CVS needs to step up to competition from Amazon and Aetna needs to reinvent its business model, says analyst
The proposed merger between CVS Health Corp. and Aetna Inc. is not a done deal yet, but analysts are already cheering the prospects of the two health care giants teaming up against increased competition, including the new threat from Amazon.com Inc.
The Wall Street Journal reported on Thursday that CVS CVS, -5.89% is in talks with Aetna AET, -3.07% and has offered to buy the health insurer for more than $200 per share, which would value the company at more than $66 billion.

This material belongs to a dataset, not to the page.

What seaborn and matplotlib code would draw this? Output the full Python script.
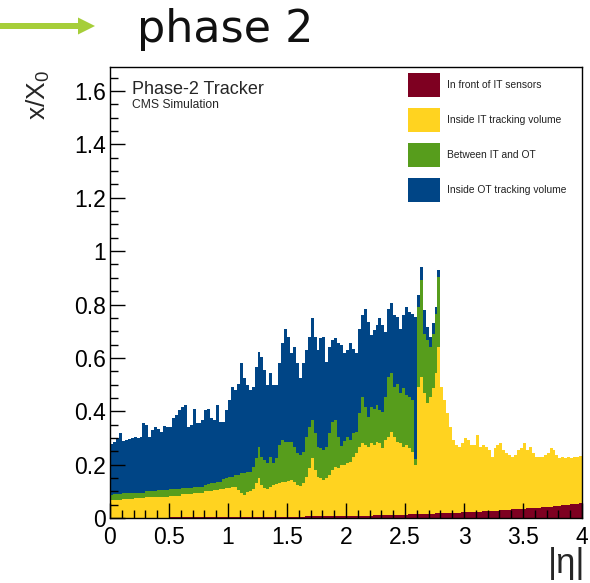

Shares of Aetna rallied 12% after the reports, while CVS closed 2.9% lower on Thursday. CVS shares fell 3.5% in early trade Friday, while Aetna slid 0.3%.
According to the WSJ sources, the merger proposal was spurred by expectations that Amazon AMZN, +13.22% would enter the pharmacy business.
That concern that was underscored on Thursday by reports Amazon has obtained approval to become a wholesale pharmaceutical distributor in a number of states. Such a move is expected to pressure a wide range of industry players, including drug wholesalers, pharmacy chains and pharmacy-benefit managers, middlemen that negotiate drug prices.
A tie-up between a retailer like CVS and a health insurer like Aetna may seem surprising on the surface. But experts say both parties need to make strategic moves to address the changes in the sector, including the possible threat from juggernaut Amazon.